>> BEGIN Exercise material

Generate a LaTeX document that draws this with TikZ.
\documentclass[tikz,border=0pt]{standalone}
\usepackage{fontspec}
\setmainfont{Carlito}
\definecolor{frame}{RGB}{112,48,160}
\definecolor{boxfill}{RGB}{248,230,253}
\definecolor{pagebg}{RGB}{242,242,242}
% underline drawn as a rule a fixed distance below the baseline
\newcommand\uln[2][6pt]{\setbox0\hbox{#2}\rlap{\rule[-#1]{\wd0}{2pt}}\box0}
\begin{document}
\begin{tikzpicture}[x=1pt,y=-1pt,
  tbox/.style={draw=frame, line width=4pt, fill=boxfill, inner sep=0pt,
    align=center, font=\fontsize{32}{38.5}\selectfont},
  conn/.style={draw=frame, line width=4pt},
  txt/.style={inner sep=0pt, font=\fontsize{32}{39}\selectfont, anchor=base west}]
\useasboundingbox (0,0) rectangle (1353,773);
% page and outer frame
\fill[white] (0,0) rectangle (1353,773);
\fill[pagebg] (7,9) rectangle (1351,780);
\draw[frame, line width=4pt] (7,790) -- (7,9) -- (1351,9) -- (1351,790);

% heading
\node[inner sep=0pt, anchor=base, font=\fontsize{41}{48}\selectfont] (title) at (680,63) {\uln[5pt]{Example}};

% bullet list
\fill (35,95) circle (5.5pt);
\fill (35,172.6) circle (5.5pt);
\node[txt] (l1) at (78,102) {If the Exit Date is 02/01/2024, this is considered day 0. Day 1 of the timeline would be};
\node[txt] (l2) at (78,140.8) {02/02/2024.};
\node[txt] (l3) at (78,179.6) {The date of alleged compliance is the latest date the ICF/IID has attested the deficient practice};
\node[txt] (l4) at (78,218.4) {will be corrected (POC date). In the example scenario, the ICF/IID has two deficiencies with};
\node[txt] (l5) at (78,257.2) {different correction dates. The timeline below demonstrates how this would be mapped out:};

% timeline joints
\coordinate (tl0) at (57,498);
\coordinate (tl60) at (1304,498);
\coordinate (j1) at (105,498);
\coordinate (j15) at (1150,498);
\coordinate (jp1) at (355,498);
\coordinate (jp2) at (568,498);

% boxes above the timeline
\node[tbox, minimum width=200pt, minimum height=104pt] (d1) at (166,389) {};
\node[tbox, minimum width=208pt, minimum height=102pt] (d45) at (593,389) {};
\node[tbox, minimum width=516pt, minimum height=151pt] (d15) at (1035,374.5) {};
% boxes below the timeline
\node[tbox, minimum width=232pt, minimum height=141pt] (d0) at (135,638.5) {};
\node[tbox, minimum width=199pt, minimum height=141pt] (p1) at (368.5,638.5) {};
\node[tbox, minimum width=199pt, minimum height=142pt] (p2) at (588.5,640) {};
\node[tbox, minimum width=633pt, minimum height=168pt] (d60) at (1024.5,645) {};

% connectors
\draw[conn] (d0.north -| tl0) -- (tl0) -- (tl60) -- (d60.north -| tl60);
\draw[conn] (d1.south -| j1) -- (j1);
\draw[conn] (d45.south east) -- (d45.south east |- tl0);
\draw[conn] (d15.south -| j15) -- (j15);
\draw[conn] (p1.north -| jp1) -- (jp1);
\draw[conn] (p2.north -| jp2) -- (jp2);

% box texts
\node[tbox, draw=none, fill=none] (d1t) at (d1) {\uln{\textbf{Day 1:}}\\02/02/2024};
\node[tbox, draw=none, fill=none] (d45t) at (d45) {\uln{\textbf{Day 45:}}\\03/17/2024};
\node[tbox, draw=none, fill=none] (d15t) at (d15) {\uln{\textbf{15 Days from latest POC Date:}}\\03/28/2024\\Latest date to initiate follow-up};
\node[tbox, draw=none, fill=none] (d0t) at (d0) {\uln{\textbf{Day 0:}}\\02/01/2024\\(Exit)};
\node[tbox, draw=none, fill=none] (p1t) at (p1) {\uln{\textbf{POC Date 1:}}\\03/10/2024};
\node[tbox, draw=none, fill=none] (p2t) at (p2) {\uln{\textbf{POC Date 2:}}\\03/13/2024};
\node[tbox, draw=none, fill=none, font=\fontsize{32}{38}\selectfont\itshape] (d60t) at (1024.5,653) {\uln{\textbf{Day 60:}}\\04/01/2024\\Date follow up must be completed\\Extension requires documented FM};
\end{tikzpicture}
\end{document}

>> END Exercise material
>> BEGIN Exercise material

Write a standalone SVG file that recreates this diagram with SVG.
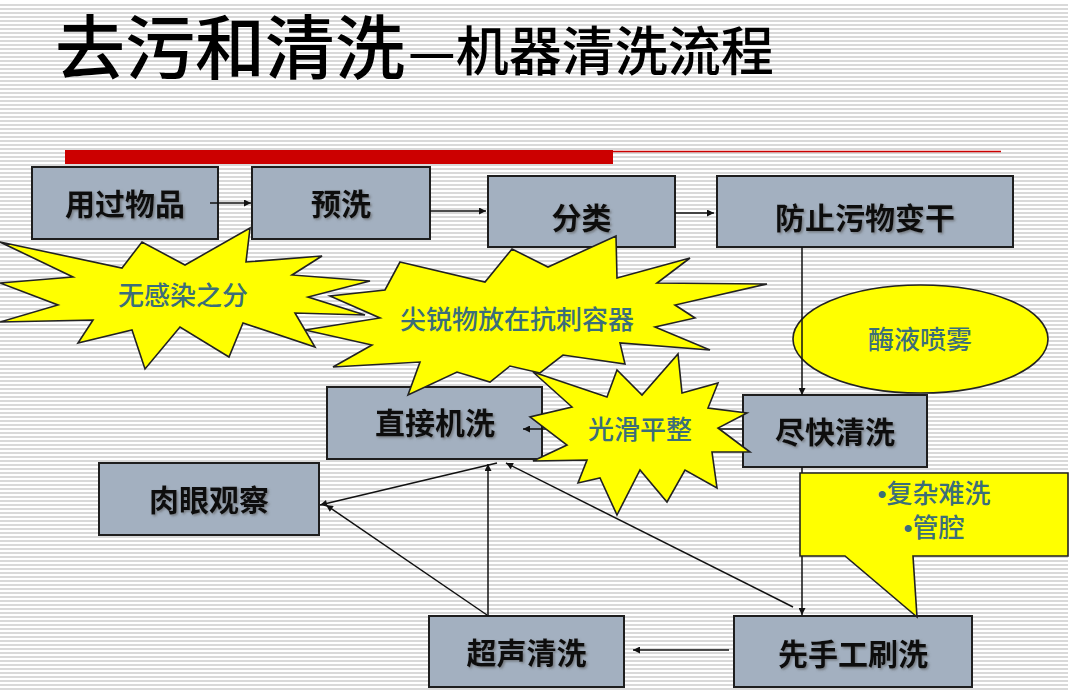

>> END Exercise material

Given exercise >>
Copy out precisely the lines from the line with "Generate a LaTeX" to the line with "(jp2) at (568,498);" in the material above, including those two lines and omitting all the rest.

Task response >>
Generate a LaTeX document that draws this with TikZ.
\documentclass[tikz,border=0pt]{standalone}
\usepackage{fontspec}
\setmainfont{Carlito}
\definecolor{frame}{RGB}{112,48,160}
\definecolor{boxfill}{RGB}{248,230,253}
\definecolor{pagebg}{RGB}{242,242,242}
% underline drawn as a rule a fixed distance below the baseline
\newcommand\uln[2][6pt]{\setbox0\hbox{#2}\rlap{\rule[-#1]{\wd0}{2pt}}\box0}
\begin{document}
\begin{tikzpicture}[x=1pt,y=-1pt,
  tbox/.style={draw=frame, line width=4pt, fill=boxfill, inner sep=0pt,
    align=center, font=\fontsize{32}{38.5}\selectfont},
  conn/.style={draw=frame, line width=4pt},
  txt/.style={inner sep=0pt, font=\fontsize{32}{39}\selectfont, anchor=base west}]
\useasboundingbox (0,0) rectangle (1353,773);
% page and outer frame
\fill[white] (0,0) rectangle (1353,773);
\fill[pagebg] (7,9) rectangle (1351,780);
\draw[frame, line width=4pt] (7,790) -- (7,9) -- (1351,9) -- (1351,790);

% heading
\node[inner sep=0pt, anchor=base, font=\fontsize{41}{48}\selectfont] (title) at (680,63) {\uln[5pt]{Example}};

% bullet list
\fill (35,95) circle (5.5pt);
\fill (35,172.6) circle (5.5pt);
\node[txt] (l1) at (78,102) {If the Exit Date is 02/01/2024, this is considered day 0. Day 1 of the timeline would be};
\node[txt] (l2) at (78,140.8) {02/02/2024.};
\node[txt] (l3) at (78,179.6) {The date of alleged compliance is the latest date the ICF/IID has attested the deficient practice};
\node[txt] (l4) at (78,218.4) {will be corrected (POC date). In the example scenario, the ICF/IID has two deficiencies with};
\node[txt] (l5) at (78,257.2) {different correction dates. The timeline below demonstrates how this would be mapped out:};

% timeline joints
\coordinate (tl0) at (57,498);
\coordinate (tl60) at (1304,498);
\coordinate (j1) at (105,498);
\coordinate (j15) at (1150,498);
\coordinate (jp1) at (355,498);
\coordinate (jp2) at (568,498);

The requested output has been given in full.